Boxer's Senate career has generally been spent under an extreme right-wing majority in Congress, an extreme right-wing President, or both. Of Boxer's 18 years in Congress, only 6 of them came with a Democratic Congressional majority, and only 4 have come with a Democratic president. From 1995 to 2007, Boxer had to contend with Republicans who absolutely refused to make any deals with Democrats unless Democrats sold out their constituents and agreed to support a far-right agenda.

Boxer refused. In one of her most important votes as Senator, she opposed the Iraq War Resolution in October 2002, and then fought to protect the troops and make sure they received the equipment, support, and care they needed, in combat and back home. That alone should earn her the support of Californians, even 8 years later.

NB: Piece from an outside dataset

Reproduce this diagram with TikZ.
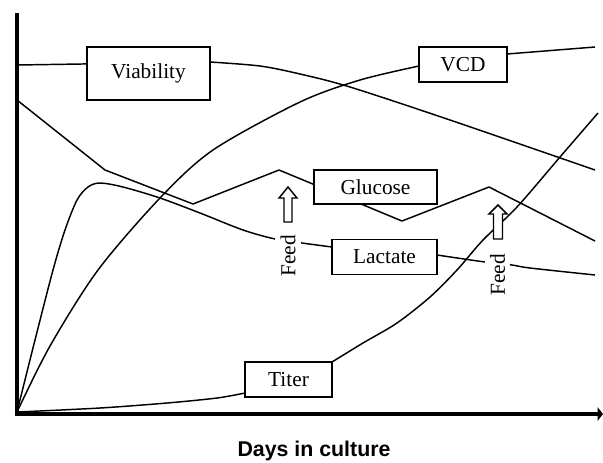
\documentclass[tikz,border=0pt]{standalone}
\usepackage{fontspec}
\setmainfont{Liberation Serif}
\newfontfamily\axisfont{Liberation Sans}
\usetikzlibrary{arrows.meta}

\tikzset{
  curve/.style={line width=1.1pt, line join=round},
  axis/.style={line width=3.6pt},
  labelbox/.style={draw, fill=white, line width=1.1pt, inner sep=0pt,
    font=\fontsize{16}{19}\selectfont},
  feedtext/.style={fill=white, rotate=90, inner xsep=1pt, inner ysep=4pt,
    font=\fontsize{16}{19}\selectfont},
  feedarrow/.style={draw, fill=white, line width=1.1pt, line join=miter},
}

\begin{document}
\begin{tikzpicture}[x=0.75pt, y=-0.75pt]
    \useasboundingbox (0,0) rectangle (603,462);

    % culture curves
    \draw[curve] (17,65) -- (210,62)
      plot[smooth] coordinates {(210,62) (260,66) (300,74) (350,87) (450,120) (595,170)};
    \draw[curve] plot[smooth] coordinates {(17,412) (50,346) (98,270) (160,198)
      (213,150) (300,102) (360,80) (419,66)} -- (507,54) -- (595,47);
    \draw[curve] (17,100) -- (105,170) -- (193,204) -- (279,170) -- (402,221)
      -- (489,187) -- (595,241);
    \draw[curve] plot[smooth] coordinates {(17,412) (35,340) (53,270) (65,230)
      (77,200) (88,187) (100,183) (123,187) (160,198) (200,213) (243,230)
      (275,239) (302,243) (332,247)} -- (437,255)
      plot[smooth] coordinates {(437,255) (485,262) (512,265) (530,268) (595,275)};
    \draw[curve] plot[smooth] coordinates {(17,412) (100,408) (167,403) (217,398)
      (245,393)} -- (332,362)
      plot[smooth] coordinates {(332,362) (363,343) (397,323) (430,297) (457,270)
      (483,240) (517,207) (560,157) (598,113)};

    % labels
    \node[labelbox, minimum width=92pt, minimum height=40pt] (viability) at (148.5,73.5) {Viability};
    \node[labelbox, minimum width=66pt, minimum height=26pt] (vcd) at (463,64.5) {VCD};
    \node[labelbox, minimum width=92pt, minimum height=25.5pt] (glucose) at (375.5,187) {Glucose};
    \node[labelbox, minimum width=79pt, minimum height=26pt] (lactate) at (384.5,257) {Lactate};
    \node[labelbox, minimum width=65pt, minimum height=26pt] (titer) at (288.5,379.5) {Titer};

    % feeds
    \draw[feedarrow] (284,222) -- (284,198) -- (279,198) -- (288,187)
      -- (297,198) -- (292,198) -- (292,222) -- cycle;
    \draw[feedarrow] (493.5,239) -- (493.5,214) -- (489,214) -- (498,205)
      -- (507,214) -- (502.5,214) -- (502.5,239) -- cycle;
    \node[feedtext] (feed1) at (288,256) {Feed};
    \node[feedtext] (feed2) at (497.5,275) {Feed};

    % axes
    \draw[axis] (17,13) -- (17,416);
    \draw[axis, -{Triangle[length=4pt, width=10pt]}] (15,414) -- (603,414);
    \node[font=\axisfont\bfseries\fontsize{16}{19}\selectfont] (days) at (314,451) {Days in culture};
  \end{tikzpicture}
\end{document}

Boxer and other Senate Democrats have only had the last 21 months to implement anything close to their agenda. And with the filibuster rule, Boxer's key legislative priorities have been undermined by a coalition of Republicans (who have vowed to oppose ALL Democratic legislation no matter the efforts at compromise) and right-wing Democrats who have chosen to give up their party's control of Congress to serve their corporate masters.

Which is really what this editorial is all about. The Chronicle knows Fiorina isn't a credible candidate for senator - as they put it, "Fiorina has firmly staked out positions that are outside of the state's mainstream values and even its economic interest." So she's not an option.

Yet they also want to take shots at Boxer for not selling out her constituents or their values to support a corporate-friendly agenda. The Chronicle evidently wishes for a clone of Dianne Feinstein, the Senator who never met a neoliberal policy proposal she didn't like.

But that's not the choice in this election. Californians have to decide between a right-wing extremist and someone who has stood up for their progressive values for 18 years. Judging by the polls, they're making the obvious choice.